Our findings show interpretable machine learning can uncover practical water quality thresholds. The Sulfate threshold suggests safety issues may start below current guidelines, possibly due to interactions with other factors. pH’s importance reflects its role in water chemistry, affecting things like toxicity. Hardness’s role, not covered by WHO, may point to links with contamination or treatment issues.
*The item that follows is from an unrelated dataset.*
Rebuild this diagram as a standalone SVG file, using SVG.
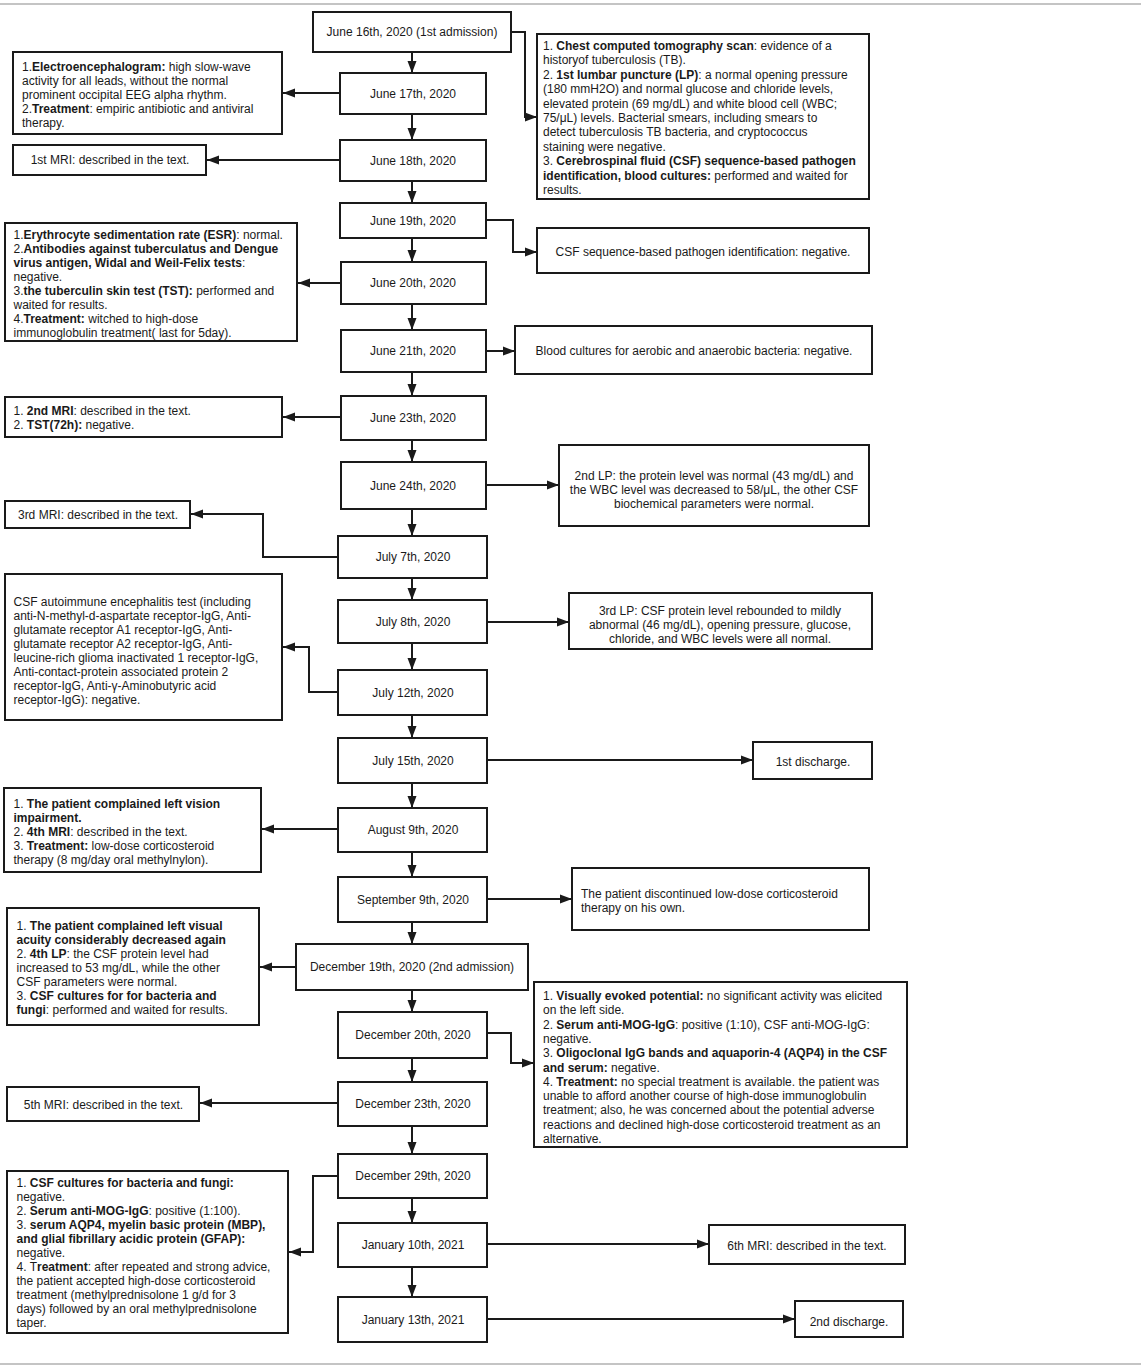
<svg xmlns="http://www.w3.org/2000/svg" width="1145" height="1369" viewBox="0 0 1145 1369">
<defs>
<marker id="ah" markerUnits="userSpaceOnUse" markerWidth="12" markerHeight="10" refX="12" refY="5" orient="auto">
<path d="M0,0.5 L12,5 L0,9.5 z" fill="#1a1a1a"/>
</marker>
<style>
.box{fill:#fff;stroke:#1a1a1a;stroke-width:2}
.t{font-family:"Liberation Sans",Arial,sans-serif;font-size:12px;fill:#1a1a1a}
.c{text-anchor:middle}
.b{font-weight:bold}
.con path,.con line{fill:none;stroke:#1a1a1a;stroke-width:2;marker-end:url(#ah)}
.rule{stroke:#c4c4c4;stroke-width:2}
</style>
</defs>
<rect width="1145" height="1369" fill="#fff"/>
<line class="rule" x1="0" y1="4" x2="1141" y2="4"/>
<line class="rule" x1="0" y1="1364" x2="1141" y2="1364"/>

<g id="connectors" class="con">
<line x1="412" y1="52" x2="412" y2="73"/>
<line x1="412" y1="114" x2="412" y2="140"/>
<line x1="412" y1="181" x2="412" y2="203"/>
<line x1="412" y1="238" x2="412" y2="262"/>
<line x1="412" y1="304" x2="412" y2="330"/>
<line x1="412" y1="372" x2="412" y2="396"/>
<line x1="412" y1="440" x2="412" y2="462"/>
<line x1="412" y1="509" x2="412" y2="536"/>
<line x1="412" y1="578" x2="412" y2="600"/>
<line x1="412" y1="643" x2="412" y2="670"/>
<line x1="412" y1="715" x2="412" y2="738"/>
<line x1="412" y1="783" x2="412" y2="808"/>
<line x1="412" y1="852" x2="412" y2="877"/>
<line x1="412" y1="922" x2="412" y2="944"/>
<line x1="412" y1="990" x2="412" y2="1012"/>
<line x1="412" y1="1058" x2="412" y2="1082"/>
<line x1="412" y1="1126" x2="412" y2="1154"/>
<line x1="412" y1="1198" x2="412" y2="1223"/>
<line x1="412" y1="1267" x2="412" y2="1297"/>
<path d="M511,32 H525 V117 H537"/>
<line x1="340" y1="93" x2="283" y2="93"/>
<line x1="340" y1="160" x2="207" y2="160"/>
<path d="M486,220 H513 V252 H537"/>
<line x1="341" y1="283" x2="298" y2="283"/>
<line x1="486" y1="351" x2="515" y2="351"/>
<line x1="341" y1="417" x2="283" y2="417"/>
<line x1="486" y1="485" x2="559" y2="485"/>
<path d="M338,557 H263 V514 H191"/>
<line x1="487" y1="622" x2="569" y2="622"/>
<path d="M338,692 H309 V647 H283"/>
<line x1="487" y1="760" x2="753" y2="760"/>
<line x1="338" y1="829" x2="262" y2="829"/>
<line x1="487" y1="899" x2="572" y2="899"/>
<line x1="296" y1="967" x2="260" y2="967"/>
<path d="M487,1033 H511 V1063 H534"/>
<line x1="338" y1="1103" x2="200" y2="1103"/>
<path d="M338,1176 H313 V1252 H289"/>
<line x1="487" y1="1244" x2="709" y2="1244"/>
<line x1="487" y1="1319" x2="795" y2="1319"/>
</g>

<g id="d0616"><rect class="box" x="313" y="12" width="198" height="40"/><text class="t c" x="412" y="36">June 16th, 2020 (1st admission)</text></g>
<g id="d0617"><rect class="box" x="340" y="73" width="146" height="41"/><text class="t c" x="413" y="97.5">June 17th, 2020</text></g>
<g id="d0618"><rect class="box" x="340" y="140" width="146" height="41"/><text class="t c" x="413" y="164.5">June 18th, 2020</text></g>
<g id="d0619"><rect class="box" x="340" y="203" width="146" height="35"/><text class="t c" x="413" y="224.5">June 19th, 2020</text></g>
<g id="d0620"><rect class="box" x="341" y="262" width="145" height="42"/><text class="t c" x="413" y="287">June 20th, 2020</text></g>
<g id="d0621"><rect class="box" x="341" y="330" width="145" height="42"/><text class="t c" x="413" y="355">June 21th, 2020</text></g>
<g id="d0623"><rect class="box" x="341" y="396" width="145" height="44"/><text class="t c" x="413" y="422">June 23th, 2020</text></g>
<g id="d0624"><rect class="box" x="341" y="462" width="145" height="47"/><text class="t c" x="413" y="489.5">June 24th, 2020</text></g>
<g id="d0707"><rect class="box" x="338" y="536" width="149" height="42"/><text class="t c" x="413" y="561">July 7th, 2020</text></g>
<g id="d0708"><rect class="box" x="338" y="600" width="149" height="43"/><text class="t c" x="413" y="626">July 8th, 2020</text></g>
<g id="d0712"><rect class="box" x="338" y="670" width="149" height="45"/><text class="t c" x="413" y="696.5">July 12th, 2020</text></g>
<g id="d0715"><rect class="box" x="338" y="738" width="149" height="45"/><text class="t c" x="413" y="764.5">July 15th, 2020</text></g>
<g id="d0809"><rect class="box" x="338" y="808" width="149" height="44"/><text class="t c" x="413" y="834">August 9th, 2020</text></g>
<g id="d0909"><rect class="box" x="338" y="877" width="149" height="45"/><text class="t c" x="413" y="903.5">September 9th, 2020</text></g>
<g id="d1219"><rect class="box" x="296" y="944" width="232" height="46"/><text class="t c" x="412" y="971">December 19th, 2020 (2nd admission)</text></g>
<g id="d1220"><rect class="box" x="338" y="1012" width="149" height="46"/><text class="t c" x="413" y="1039">December 20th, 2020</text></g>
<g id="d1223"><rect class="box" x="338" y="1082" width="149" height="44"/><text class="t c" x="413" y="1108">December 23th, 2020</text></g>
<g id="d1229"><rect class="box" x="338" y="1154" width="149" height="44"/><text class="t c" x="413" y="1180">December 29th, 2020</text></g>
<g id="d0110"><rect class="box" x="338" y="1223" width="149" height="44"/><text class="t c" x="413" y="1249">January 10th, 2021</text></g>
<g id="d0113"><rect class="box" x="338" y="1297" width="149" height="45"/><text class="t c" x="413" y="1323.5">January 13th, 2021</text></g>

<g id="n-eeg"><rect class="box" x="13" y="52" width="269" height="82"/>
<text class="t" x="22" y="70.5">1.<tspan class="b">Electroencephalogram:</tspan> high slow-wave</text>
<text class="t" x="22" y="84.5">activity for all leads, without the normal</text>
<text class="t" x="22" y="98.5">prominent occipital EEG alpha rhythm.</text>
<text class="t" x="22" y="112.5">2.<tspan class="b">Treatment</tspan>: empiric antibiotic and antiviral</text>
<text class="t" x="22" y="126.5">therapy.</text></g>

<g id="n-mri1"><rect class="box" x="13" y="145" width="193" height="30"/>
<text class="t c" x="110" y="164">1st MRI: described in the text.</text></g>

<g id="n-esr"><rect class="box" x="5" y="223" width="292" height="118"/>
<text class="t" x="13.5" y="238.5">1.<tspan class="b">Erythrocyte sedimentation rate (ESR)</tspan>: normal.</text>
<text class="t" x="13.5" y="252.5">2.<tspan class="b">Antibodies against tuberculatus and Dengue</tspan></text>
<text class="t" x="13.5" y="266.5"><tspan class="b">virus antigen, Widal and Weil-Felix tests</tspan>:</text>
<text class="t" x="13.5" y="280.5">negative.</text>
<text class="t" x="13.5" y="294.5">3.<tspan class="b">the tuberculin skin test (TST):</tspan> performed and</text>
<text class="t" x="13.5" y="308.5">waited for results.</text>
<text class="t" x="13.5" y="322.5">4.<tspan class="b">Treatment:</tspan> witched to high-dose</text>
<text class="t" x="13.5" y="336.5">immunoglobulin treatment( last for 5day).</text></g>

<g id="n-chestct"><rect class="box" x="537" y="34" width="332" height="165"/>
<text class="t" x="543" y="49.5">1. <tspan class="b">Chest computed tomography scan</tspan>: evidence of a</text>
<text class="t" x="543" y="64">historyof tuberculosis (TB).</text>
<text class="t" x="543" y="78.5">2. <tspan class="b">1st lumbar puncture (LP)</tspan>: a normal opening pressure</text>
<text class="t" x="543" y="93">(180 mmH2O) and normal glucose and chloride levels,</text>
<text class="t" x="543" y="107.5">elevated protein (69 mg/dL) and white blood cell (WBC;</text>
<text class="t" x="543" y="122">75/μL) levels. Bacterial smears, including smears to</text>
<text class="t" x="543" y="136">detect tuberculosis TB bacteria, and cryptococcus</text>
<text class="t" x="543" y="150.5">staining were negative.</text>
<text class="t" x="543" y="165">3. <tspan class="b">Cerebrospinal fluid (CSF) sequence-based pathogen</tspan></text>
<text class="t" x="543" y="179.5"><tspan class="b">identification, blood cultures:</tspan> performed and waited for</text>
<text class="t" x="543" y="193.5">results.</text></g>

<g id="n-csfseq"><rect class="box" x="537" y="228" width="332" height="45"/>
<text class="t c" x="703" y="256">CSF sequence-based pathogen identification: negative.</text></g>

<g id="n-blood"><rect class="box" x="515" y="326" width="357" height="48"/>
<text class="t c" x="694" y="355">Blood cultures for aerobic and anaerobic bacteria: negative.</text></g>

<g id="n-mri2"><rect class="box" x="5" y="397" width="277" height="40"/>
<text class="t" x="13.5" y="414.5">1. <tspan class="b">2nd MRI</tspan>: described in the text.</text>
<text class="t" x="13.5" y="429">2. <tspan class="b">TST(72h):</tspan> negative.</text></g>

<g id="n-lp2"><rect class="box" x="559" y="445" width="310" height="81"/>
<text class="t c" x="714" y="480">2nd LP: the protein level was normal (43 mg/dL) and</text>
<text class="t c" x="714" y="494">the WBC level was decreased to 58/μL, the other CSF</text>
<text class="t c" x="714" y="508">biochemical parameters were normal.</text></g>

<g id="n-mri3"><rect class="box" x="5" y="501" width="185" height="27"/>
<text class="t c" x="98" y="519">3rd MRI: described in the text.</text></g>

<g id="n-autoimmune"><rect class="box" x="5" y="574" width="277" height="146"/>
<text class="t" x="13.5" y="605.5">CSF autoimmune encephalitis test (including</text>
<text class="t" x="13.5" y="619.5">anti-N-methyl-d-aspartate receptor-IgG, Anti-</text>
<text class="t" x="13.5" y="633.5">glutamate receptor A1 receptor-IgG, Anti-</text>
<text class="t" x="13.5" y="647.5">glutamate receptor A2 receptor-IgG, Anti-</text>
<text class="t" x="13.5" y="661.5">leucine-rich glioma inactivated 1 receptor-IgG,</text>
<text class="t" x="13.5" y="675.5">Anti-contact-protein associated protein 2</text>
<text class="t" x="13.5" y="689.5">receptor-IgG, Anti-γ-Aminobutyric acid</text>
<text class="t" x="13.5" y="703.5">receptor-IgG): negative.</text></g>

<g id="n-lp3"><rect class="box" x="569" y="593" width="303" height="56"/>
<text class="t c" x="720" y="615">3rd LP: CSF protein level rebounded to mildly</text>
<text class="t c" x="720" y="629">abnormal (46 mg/dL), opening pressure, glucose,</text>
<text class="t c" x="720" y="643">chloride, and WBC levels were all normal.</text></g>

<g id="n-discharge1"><rect class="box" x="753" y="742" width="119" height="37"/>
<text class="t c" x="813" y="766">1st discharge.</text></g>

<g id="n-vision"><rect class="box" x="4" y="788" width="257" height="84"/>
<text class="t" x="13.5" y="807.5">1. <tspan class="b">The patient complained left vision</tspan></text>
<text class="t" x="13.5" y="821.5"><tspan class="b">impairment.</tspan></text>
<text class="t" x="13.5" y="835.5">2. <tspan class="b">4th MRI</tspan>: described in the text.</text>
<text class="t" x="13.5" y="849.5">3. <tspan class="b">Treatment:</tspan> low-dose corticosteroid</text>
<text class="t" x="13.5" y="863.5">therapy (8 mg/day oral methylnylon).</text></g>

<g id="n-discontinued"><rect class="box" x="572" y="868" width="297" height="62"/>
<text class="t" x="581" y="897.5">The patient discontinued low-dose corticosteroid</text>
<text class="t" x="581" y="912">therapy on his own.</text></g>

<g id="n-dec19"><rect class="box" x="7" y="908" width="252" height="117"/>
<text class="t" x="16.5" y="930">1. <tspan class="b">The patient complained left visual</tspan></text>
<text class="t" x="16.5" y="944"><tspan class="b">acuity considerably decreased again</tspan></text>
<text class="t" x="16.5" y="958">2. <tspan class="b">4th LP</tspan>: the CSF protein level had</text>
<text class="t" x="16.5" y="972">increased to 53 mg/dL, while the other</text>
<text class="t" x="16.5" y="986">CSF parameters were normal.</text>
<text class="t" x="16.5" y="1000">3. <tspan class="b">CSF cultures for for bacteria and</tspan></text>
<text class="t" x="16.5" y="1014"><tspan class="b">fungi</tspan>: performed and waited for results.</text></g>

<g id="n-vep"><rect class="box" x="534" y="982" width="373" height="165"/>
<text class="t" x="543" y="1000">1. <tspan class="b">Visually evoked potential:</tspan> no significant activity was elicited</text>
<text class="t" x="543" y="1014.3">on the left side.</text>
<text class="t" x="543" y="1028.6">2. <tspan class="b">Serum anti-MOG-IgG</tspan>: positive (1:10), CSF anti-MOG-IgG:</text>
<text class="t" x="543" y="1042.9">negative.</text>
<text class="t" x="543" y="1057.2">3. <tspan class="b">Oligoclonal IgG bands and aquaporin-4 (AQP4) in the CSF</tspan></text>
<text class="t" x="543" y="1071.5"><tspan class="b">and serum:</tspan> negative.</text>
<text class="t" x="543" y="1085.8">4. <tspan class="b">Treatment:</tspan> no special treatment is available. the patient was</text>
<text class="t" x="543" y="1100.1">unable to afford another course of high-dose immunoglobulin</text>
<text class="t" x="543" y="1114.4">treatment; also, he was concerned about the potential adverse</text>
<text class="t" x="543" y="1128.7">reactions and declined high-dose corticosteroid treatment as an</text>
<text class="t" x="543" y="1143">alternative.</text></g>

<g id="n-mri5"><rect class="box" x="7" y="1087" width="192" height="34"/>
<text class="t c" x="103.5" y="1109">5th MRI: described in the text.</text></g>

<g id="n-cultures"><rect class="box" x="7" y="1171" width="281" height="162"/>
<text class="t" x="16.5" y="1187">1. <tspan class="b">CSF cultures for bacteria and fungi:</tspan></text>
<text class="t" x="16.5" y="1201">negative.</text>
<text class="t" x="16.5" y="1215">2. <tspan class="b">Serum anti-MOG-IgG</tspan>: positive (1:100).</text>
<text class="t" x="16.5" y="1229">3. <tspan class="b">serum AQP4, myelin basic protein (MBP),</tspan></text>
<text class="t" x="16.5" y="1243"><tspan class="b">and glial fibrillary acidic protein (GFAP):</tspan></text>
<text class="t" x="16.5" y="1257">negative.</text>
<text class="t" x="16.5" y="1271">4. T<tspan class="b">reatment</tspan>: after repeated and strong advice,</text>
<text class="t" x="16.5" y="1285">the patient accepted high-dose corticosteroid</text>
<text class="t" x="16.5" y="1299">treatment (methylprednisolone 1 g/d for 3</text>
<text class="t" x="16.5" y="1313">days) followed by an oral methylprednisolone</text>
<text class="t" x="16.5" y="1327">taper.</text></g>

<g id="n-mri6"><rect class="box" x="709" y="1225" width="196" height="39"/>
<text class="t c" x="807" y="1250">6th MRI: described in the text.</text></g>

<g id="n-discharge2"><rect class="box" x="795" y="1301" width="108" height="36"/>
<text class="t c" x="849" y="1325.5">2nd discharge.</text></g>
</svg>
This study stands out by using SHAP to find thresholds in complex, non-linear data, unlike simpler statistical methods. Water facilities could use these thresholds for focused monitoring, and regulators might refine guidelines. However, the dataset’s size and regional focus limit broader use. The 62% accuracy shows the challenge of water quality prediction, but useful insights still emerged. Future work should test these thresholds globally, add time-based data, and include more contaminants.


5. Conclusion

This study shows how transparent machine learning can move beyond predicting water safety to identifying specific risk levels. By finding data-driven thresholds for key factors, we offer practical guidance for water monitoring and potential updates to regulations. This approach is a blueprint for clear AI solutions in environmental health. Future efforts should validate these findings across regions, add more factors, and build real-time monitoring systems.


References

[1] World Health Organization. (2017). Guidelines for drinking-water quality: fourth edition. Geneva: WHO.
[2] Ahmed, U., et al. (2019). Efficient water quality prediction using supervised machine learning. Water, 11(11), 2210.
[3] Naganna, S. R., et al. (2019). Factors influencing groundwater quality assessment using machine learning. Environmental Monitoring and Assessment, 191(5), 1–14.
[4] Molnar, C. (2020). Interpretable Machine Learning. Lulu.com.
[5] Lundberg, S. M., & Lee, S. I. (2017). A unified approach to interpreting model predictions. Advances in Neural Information Processing Systems, 30.
[6] Kaggle. (2020). Water Quality Dataset. https://kaggle.com/datasets/adityakadiwal/water-potability
[7] Chen, T., & Guestrin, C. (2016). XGBoost: A scalable tree boosting system. Proceedings of the 22nd ACM SIGKDD International Conference.
[8] Štrumbelj, E., & Kononenko, I. (2014). Explaining prediction models and individual predictions with feature contributions. Knowledge and Information Systems, 41(3), 1–20.
[9] WHO. (2003). Sulfate in drinking-water. Background document for development of WHO guidelines.
[10] Gray, N. F. (2014). Drinking water quality: problems and solutions. Cambridge University Press.